Data for the task:
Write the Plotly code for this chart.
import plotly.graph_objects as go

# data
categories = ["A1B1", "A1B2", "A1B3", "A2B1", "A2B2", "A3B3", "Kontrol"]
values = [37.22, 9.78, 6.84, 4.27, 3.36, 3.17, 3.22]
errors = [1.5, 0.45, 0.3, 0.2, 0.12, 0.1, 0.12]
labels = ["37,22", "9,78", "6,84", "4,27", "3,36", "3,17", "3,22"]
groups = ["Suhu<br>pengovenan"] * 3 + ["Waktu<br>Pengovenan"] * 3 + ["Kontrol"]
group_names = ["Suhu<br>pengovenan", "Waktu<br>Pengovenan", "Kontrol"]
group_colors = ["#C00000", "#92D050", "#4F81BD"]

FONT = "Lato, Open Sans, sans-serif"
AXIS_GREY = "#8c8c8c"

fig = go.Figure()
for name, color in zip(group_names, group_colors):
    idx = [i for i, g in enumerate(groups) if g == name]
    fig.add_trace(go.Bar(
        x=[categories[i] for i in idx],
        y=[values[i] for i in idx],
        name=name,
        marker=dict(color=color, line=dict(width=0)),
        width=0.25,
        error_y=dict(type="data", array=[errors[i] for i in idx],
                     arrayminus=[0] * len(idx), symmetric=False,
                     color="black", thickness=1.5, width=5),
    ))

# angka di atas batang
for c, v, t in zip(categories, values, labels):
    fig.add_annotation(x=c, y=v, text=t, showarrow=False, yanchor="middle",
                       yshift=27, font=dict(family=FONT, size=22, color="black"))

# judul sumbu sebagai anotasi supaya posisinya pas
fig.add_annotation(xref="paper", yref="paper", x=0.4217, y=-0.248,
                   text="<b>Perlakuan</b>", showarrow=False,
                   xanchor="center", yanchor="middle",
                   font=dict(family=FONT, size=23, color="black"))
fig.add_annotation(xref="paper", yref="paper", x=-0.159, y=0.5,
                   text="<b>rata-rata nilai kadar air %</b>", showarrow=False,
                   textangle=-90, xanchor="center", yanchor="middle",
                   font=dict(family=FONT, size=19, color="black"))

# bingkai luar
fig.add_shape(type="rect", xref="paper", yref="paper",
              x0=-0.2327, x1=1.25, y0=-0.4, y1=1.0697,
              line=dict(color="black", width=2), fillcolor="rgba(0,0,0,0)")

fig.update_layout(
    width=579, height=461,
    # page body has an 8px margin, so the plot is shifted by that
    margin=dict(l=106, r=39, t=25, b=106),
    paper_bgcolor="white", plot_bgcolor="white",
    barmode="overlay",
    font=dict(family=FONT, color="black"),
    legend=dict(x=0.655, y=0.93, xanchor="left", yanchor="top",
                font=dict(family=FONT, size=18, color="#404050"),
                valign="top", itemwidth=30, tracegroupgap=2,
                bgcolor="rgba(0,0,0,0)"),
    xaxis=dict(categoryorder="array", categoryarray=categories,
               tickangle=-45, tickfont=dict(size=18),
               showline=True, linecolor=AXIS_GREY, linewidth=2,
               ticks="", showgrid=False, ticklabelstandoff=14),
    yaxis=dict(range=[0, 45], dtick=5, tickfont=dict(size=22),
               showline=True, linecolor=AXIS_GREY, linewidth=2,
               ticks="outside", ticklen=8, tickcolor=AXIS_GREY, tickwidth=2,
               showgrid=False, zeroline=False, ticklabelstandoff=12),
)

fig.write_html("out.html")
* * *
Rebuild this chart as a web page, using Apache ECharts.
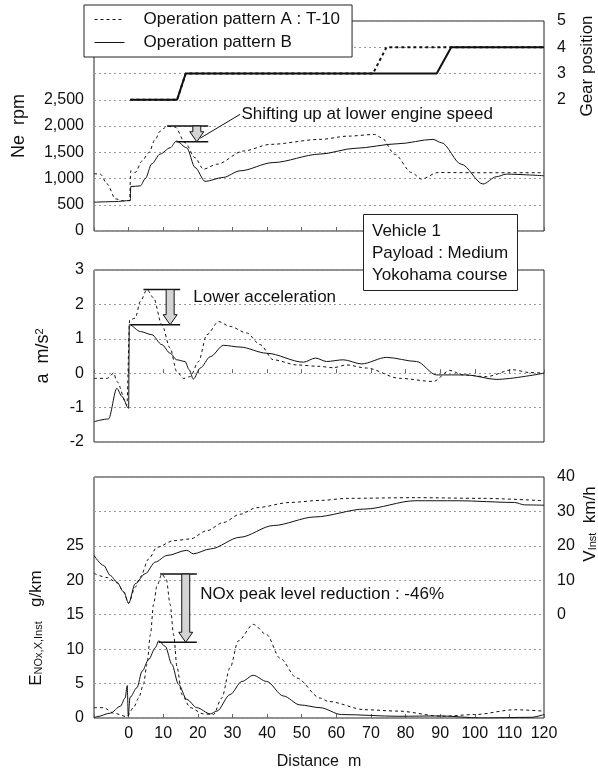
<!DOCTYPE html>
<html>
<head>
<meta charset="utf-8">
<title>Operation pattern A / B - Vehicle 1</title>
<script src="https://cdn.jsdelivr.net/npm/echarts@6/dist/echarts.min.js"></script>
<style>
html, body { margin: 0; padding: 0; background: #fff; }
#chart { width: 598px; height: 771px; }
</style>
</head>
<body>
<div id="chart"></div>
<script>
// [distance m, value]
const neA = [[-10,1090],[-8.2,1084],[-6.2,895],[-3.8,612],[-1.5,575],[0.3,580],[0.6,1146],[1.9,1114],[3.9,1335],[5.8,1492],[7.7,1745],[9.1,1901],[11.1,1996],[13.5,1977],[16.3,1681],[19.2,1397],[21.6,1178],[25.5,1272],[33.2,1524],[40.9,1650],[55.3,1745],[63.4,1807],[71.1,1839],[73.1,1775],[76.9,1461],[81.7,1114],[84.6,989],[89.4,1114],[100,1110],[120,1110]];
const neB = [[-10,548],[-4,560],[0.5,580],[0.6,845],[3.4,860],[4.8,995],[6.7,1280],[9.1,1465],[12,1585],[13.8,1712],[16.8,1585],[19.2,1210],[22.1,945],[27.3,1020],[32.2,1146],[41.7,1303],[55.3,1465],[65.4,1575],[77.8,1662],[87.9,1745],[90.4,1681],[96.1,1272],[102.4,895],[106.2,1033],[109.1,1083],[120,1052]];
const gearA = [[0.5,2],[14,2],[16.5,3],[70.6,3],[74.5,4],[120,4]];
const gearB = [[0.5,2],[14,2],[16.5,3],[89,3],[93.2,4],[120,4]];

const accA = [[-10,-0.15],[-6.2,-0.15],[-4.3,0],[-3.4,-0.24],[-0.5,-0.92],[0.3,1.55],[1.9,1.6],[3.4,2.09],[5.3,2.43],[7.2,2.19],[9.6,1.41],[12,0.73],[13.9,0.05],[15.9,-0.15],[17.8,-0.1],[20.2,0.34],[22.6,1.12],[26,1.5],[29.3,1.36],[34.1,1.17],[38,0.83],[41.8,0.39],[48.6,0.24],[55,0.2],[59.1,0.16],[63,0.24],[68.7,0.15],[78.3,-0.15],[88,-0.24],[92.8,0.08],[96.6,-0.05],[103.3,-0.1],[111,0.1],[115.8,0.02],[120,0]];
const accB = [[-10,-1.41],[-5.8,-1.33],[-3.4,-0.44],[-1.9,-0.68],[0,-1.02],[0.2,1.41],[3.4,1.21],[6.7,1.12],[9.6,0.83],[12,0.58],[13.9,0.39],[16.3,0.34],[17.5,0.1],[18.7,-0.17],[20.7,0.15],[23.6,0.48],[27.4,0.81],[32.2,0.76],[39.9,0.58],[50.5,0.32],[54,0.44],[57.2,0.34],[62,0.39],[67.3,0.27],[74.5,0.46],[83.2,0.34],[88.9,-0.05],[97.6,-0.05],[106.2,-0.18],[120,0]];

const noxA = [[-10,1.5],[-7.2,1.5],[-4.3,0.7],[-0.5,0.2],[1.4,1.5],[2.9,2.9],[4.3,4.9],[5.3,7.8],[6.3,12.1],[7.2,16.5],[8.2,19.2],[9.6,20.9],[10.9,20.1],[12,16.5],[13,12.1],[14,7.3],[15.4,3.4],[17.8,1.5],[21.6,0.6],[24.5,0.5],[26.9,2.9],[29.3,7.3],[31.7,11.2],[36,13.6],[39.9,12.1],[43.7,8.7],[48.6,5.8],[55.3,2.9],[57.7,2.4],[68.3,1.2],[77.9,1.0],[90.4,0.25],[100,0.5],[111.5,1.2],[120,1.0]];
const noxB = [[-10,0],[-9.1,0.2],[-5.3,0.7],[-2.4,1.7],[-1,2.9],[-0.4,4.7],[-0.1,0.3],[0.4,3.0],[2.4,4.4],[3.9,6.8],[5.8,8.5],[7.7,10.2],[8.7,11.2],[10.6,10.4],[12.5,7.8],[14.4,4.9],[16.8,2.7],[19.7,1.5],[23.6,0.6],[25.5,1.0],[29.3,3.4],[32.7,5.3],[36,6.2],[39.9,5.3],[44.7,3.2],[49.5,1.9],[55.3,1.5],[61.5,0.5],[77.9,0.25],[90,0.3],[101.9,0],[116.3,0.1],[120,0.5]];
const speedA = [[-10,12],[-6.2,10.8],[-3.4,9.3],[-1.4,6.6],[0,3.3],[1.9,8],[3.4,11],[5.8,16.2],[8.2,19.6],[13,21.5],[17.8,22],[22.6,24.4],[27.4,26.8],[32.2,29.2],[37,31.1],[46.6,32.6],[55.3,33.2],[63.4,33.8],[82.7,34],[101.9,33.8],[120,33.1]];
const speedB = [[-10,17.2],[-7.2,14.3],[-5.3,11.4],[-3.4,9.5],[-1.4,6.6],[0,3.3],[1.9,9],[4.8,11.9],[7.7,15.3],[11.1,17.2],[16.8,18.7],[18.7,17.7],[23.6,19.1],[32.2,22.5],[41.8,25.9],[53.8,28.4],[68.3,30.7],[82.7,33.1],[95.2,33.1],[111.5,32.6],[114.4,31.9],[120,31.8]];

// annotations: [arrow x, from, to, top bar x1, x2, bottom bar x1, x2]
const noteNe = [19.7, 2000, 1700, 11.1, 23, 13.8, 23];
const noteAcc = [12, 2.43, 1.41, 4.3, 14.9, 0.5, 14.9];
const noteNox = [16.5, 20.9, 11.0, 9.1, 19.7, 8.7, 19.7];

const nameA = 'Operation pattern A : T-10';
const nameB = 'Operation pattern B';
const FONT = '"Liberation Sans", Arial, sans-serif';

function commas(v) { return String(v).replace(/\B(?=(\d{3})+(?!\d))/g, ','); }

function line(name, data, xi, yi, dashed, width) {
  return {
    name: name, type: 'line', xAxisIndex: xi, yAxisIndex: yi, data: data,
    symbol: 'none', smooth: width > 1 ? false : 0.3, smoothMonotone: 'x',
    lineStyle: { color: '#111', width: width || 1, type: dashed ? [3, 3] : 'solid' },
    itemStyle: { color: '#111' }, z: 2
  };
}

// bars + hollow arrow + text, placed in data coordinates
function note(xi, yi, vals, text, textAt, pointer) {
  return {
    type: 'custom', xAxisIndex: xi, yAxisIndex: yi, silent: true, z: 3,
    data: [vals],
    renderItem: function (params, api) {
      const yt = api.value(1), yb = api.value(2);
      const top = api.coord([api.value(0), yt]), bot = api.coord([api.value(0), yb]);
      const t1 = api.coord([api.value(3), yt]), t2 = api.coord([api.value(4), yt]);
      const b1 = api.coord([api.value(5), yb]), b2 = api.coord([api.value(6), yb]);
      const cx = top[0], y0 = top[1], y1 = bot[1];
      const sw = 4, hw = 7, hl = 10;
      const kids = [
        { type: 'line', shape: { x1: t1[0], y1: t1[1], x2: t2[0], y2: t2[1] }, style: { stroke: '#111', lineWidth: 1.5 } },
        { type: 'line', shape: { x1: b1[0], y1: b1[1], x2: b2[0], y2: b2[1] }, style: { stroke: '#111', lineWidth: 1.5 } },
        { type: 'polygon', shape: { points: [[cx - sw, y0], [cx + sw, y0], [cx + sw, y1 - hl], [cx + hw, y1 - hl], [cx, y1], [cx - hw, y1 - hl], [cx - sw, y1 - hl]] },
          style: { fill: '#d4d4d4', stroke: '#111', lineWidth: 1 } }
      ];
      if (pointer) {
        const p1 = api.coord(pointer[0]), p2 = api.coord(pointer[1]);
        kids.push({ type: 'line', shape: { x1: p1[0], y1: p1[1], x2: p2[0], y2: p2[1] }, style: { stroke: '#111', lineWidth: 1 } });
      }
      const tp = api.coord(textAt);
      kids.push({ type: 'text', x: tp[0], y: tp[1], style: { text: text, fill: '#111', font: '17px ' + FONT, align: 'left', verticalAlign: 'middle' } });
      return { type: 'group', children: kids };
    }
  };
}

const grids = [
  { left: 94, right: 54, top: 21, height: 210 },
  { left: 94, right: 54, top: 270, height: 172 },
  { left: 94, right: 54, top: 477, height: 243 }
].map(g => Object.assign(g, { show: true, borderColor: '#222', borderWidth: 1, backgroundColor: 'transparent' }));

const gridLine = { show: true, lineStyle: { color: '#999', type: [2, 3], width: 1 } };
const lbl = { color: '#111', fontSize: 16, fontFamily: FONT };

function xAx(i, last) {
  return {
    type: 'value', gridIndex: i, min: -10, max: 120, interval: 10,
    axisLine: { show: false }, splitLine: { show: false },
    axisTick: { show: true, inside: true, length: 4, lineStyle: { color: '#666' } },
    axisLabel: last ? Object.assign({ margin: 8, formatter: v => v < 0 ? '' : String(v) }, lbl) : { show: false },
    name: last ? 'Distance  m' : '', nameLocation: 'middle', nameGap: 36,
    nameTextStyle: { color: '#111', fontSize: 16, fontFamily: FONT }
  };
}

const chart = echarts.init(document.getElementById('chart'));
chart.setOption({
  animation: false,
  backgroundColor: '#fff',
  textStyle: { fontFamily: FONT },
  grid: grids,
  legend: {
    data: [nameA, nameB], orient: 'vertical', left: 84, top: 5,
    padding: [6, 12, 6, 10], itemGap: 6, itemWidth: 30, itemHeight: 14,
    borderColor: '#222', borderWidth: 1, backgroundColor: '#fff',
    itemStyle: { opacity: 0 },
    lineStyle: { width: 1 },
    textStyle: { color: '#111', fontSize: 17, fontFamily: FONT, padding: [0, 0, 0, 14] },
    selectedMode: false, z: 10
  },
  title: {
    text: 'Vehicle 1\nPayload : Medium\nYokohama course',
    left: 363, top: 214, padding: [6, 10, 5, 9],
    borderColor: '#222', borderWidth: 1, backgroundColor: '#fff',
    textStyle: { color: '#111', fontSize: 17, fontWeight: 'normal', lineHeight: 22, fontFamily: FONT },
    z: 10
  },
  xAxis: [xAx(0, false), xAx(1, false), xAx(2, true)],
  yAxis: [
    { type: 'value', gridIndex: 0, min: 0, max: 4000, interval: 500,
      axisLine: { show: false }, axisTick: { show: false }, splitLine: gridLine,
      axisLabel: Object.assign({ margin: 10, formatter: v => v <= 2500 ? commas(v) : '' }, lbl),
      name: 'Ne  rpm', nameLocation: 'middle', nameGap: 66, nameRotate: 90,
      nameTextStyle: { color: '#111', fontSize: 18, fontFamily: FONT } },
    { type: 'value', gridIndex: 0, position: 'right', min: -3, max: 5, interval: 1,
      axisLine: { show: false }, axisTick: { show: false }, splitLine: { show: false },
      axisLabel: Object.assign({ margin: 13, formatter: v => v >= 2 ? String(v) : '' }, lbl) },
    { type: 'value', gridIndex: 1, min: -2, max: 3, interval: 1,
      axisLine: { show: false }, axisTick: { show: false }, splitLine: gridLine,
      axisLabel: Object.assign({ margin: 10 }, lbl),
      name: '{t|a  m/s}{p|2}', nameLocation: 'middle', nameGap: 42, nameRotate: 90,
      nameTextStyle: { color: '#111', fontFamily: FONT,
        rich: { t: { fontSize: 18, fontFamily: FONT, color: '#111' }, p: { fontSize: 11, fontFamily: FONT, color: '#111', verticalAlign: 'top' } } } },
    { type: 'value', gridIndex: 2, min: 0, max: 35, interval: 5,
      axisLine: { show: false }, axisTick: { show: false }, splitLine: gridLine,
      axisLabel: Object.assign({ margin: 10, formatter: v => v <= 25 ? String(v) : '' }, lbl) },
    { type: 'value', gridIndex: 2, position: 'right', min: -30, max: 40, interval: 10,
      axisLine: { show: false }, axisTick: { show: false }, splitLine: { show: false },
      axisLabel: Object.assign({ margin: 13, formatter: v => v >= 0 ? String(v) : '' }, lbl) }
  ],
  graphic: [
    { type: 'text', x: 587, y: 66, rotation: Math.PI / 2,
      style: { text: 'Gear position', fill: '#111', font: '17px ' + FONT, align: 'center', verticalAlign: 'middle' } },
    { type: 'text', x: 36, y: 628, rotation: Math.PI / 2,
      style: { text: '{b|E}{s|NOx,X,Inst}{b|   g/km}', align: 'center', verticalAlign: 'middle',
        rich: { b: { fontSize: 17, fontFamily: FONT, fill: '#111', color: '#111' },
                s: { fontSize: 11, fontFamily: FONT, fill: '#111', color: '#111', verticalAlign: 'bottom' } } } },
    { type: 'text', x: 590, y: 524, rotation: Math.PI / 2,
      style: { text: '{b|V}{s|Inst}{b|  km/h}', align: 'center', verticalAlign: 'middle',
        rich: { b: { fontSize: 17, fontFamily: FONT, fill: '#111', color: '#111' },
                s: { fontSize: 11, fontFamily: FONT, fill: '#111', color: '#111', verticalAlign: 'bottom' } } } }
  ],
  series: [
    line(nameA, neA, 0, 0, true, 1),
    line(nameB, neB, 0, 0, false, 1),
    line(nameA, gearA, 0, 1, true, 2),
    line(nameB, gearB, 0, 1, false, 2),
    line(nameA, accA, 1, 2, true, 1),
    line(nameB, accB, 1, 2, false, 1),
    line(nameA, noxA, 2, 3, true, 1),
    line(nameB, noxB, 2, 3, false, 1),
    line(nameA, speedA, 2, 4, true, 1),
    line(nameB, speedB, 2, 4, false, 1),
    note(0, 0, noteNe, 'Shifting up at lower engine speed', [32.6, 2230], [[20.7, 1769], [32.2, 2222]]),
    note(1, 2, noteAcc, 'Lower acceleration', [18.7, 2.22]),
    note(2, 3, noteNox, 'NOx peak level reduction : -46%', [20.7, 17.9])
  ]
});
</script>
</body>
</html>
---
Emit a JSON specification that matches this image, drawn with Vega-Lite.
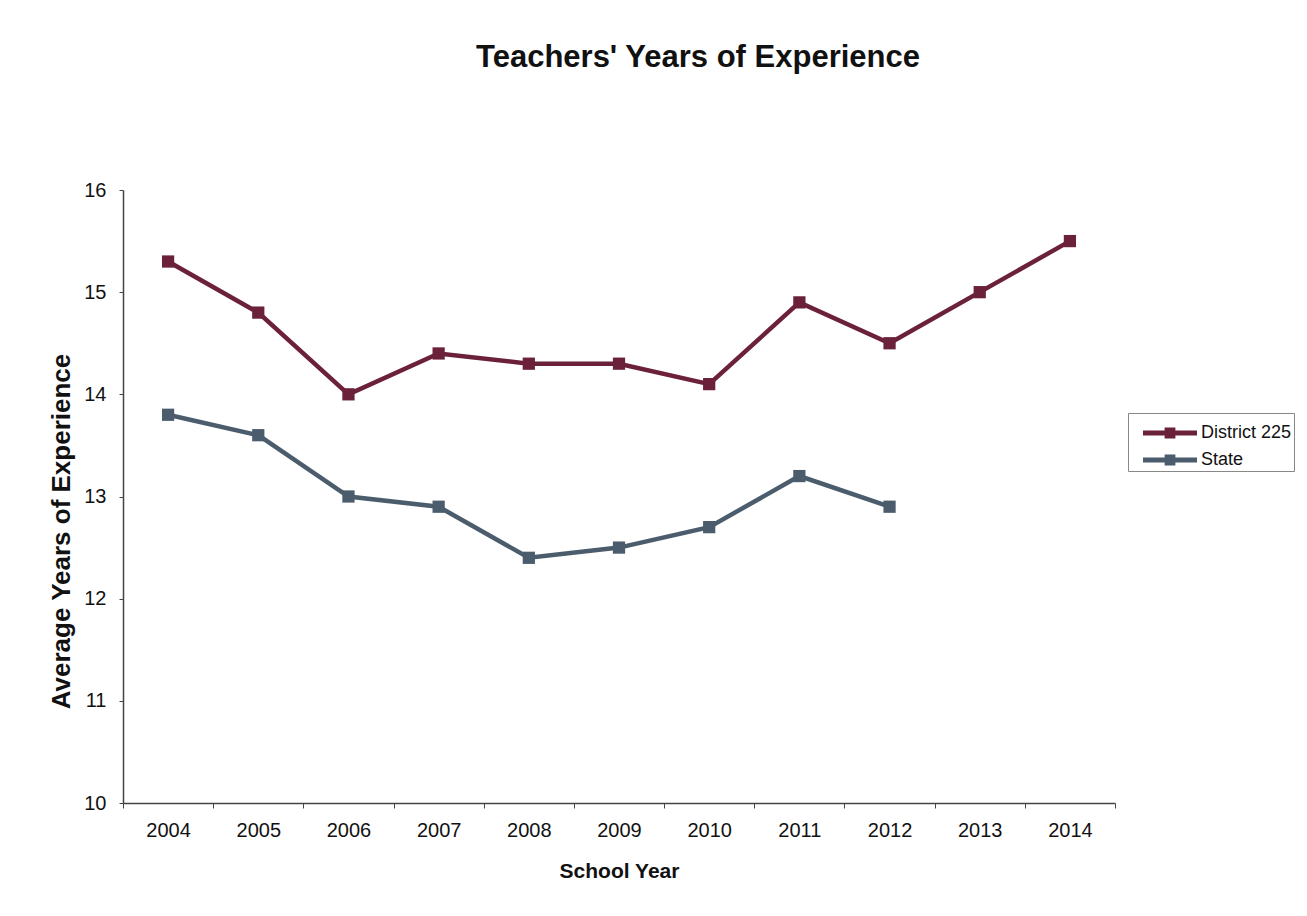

Problem:
Reproduce exactly the section that begins with the line containing "Rebuild this chart" and ends with the line containing "const gearB = [[0.5,2],[14,2],[16.5,3],[89,3],[93.2,4],[120,4]];". Both boundary lines belong in the copy, but pictures do not.

Task output:
Rebuild this chart as a web page, using Apache ECharts.
<!DOCTYPE html>
<html>
<head>
<meta charset="utf-8">
<title>Operation pattern A / B - Vehicle 1</title>
<script src="https://cdn.jsdelivr.net/npm/echarts@6/dist/echarts.min.js"></script>
<style>
html, body { margin: 0; padding: 0; background: #fff; }
#chart { width: 598px; height: 771px; }
</style>
</head>
<body>
<div id="chart"></div>
<script>
// [distance m, value]
const neA = [[-10,1090],[-8.2,1084],[-6.2,895],[-3.8,612],[-1.5,575],[0.3,580],[0.6,1146],[1.9,1114],[3.9,1335],[5.8,1492],[7.7,1745],[9.1,1901],[11.1,1996],[13.5,1977],[16.3,1681],[19.2,1397],[21.6,1178],[25.5,1272],[33.2,1524],[40.9,1650],[55.3,1745],[63.4,1807],[71.1,1839],[73.1,1775],[76.9,1461],[81.7,1114],[84.6,989],[89.4,1114],[100,1110],[120,1110]];
const neB = [[-10,548],[-4,560],[0.5,580],[0.6,845],[3.4,860],[4.8,995],[6.7,1280],[9.1,1465],[12,1585],[13.8,1712],[16.8,1585],[19.2,1210],[22.1,945],[27.3,1020],[32.2,1146],[41.7,1303],[55.3,1465],[65.4,1575],[77.8,1662],[87.9,1745],[90.4,1681],[96.1,1272],[102.4,895],[106.2,1033],[109.1,1083],[120,1052]];
const gearA = [[0.5,2],[14,2],[16.5,3],[70.6,3],[74.5,4],[120,4]];
const gearB = [[0.5,2],[14,2],[16.5,3],[89,3],[93.2,4],[120,4]];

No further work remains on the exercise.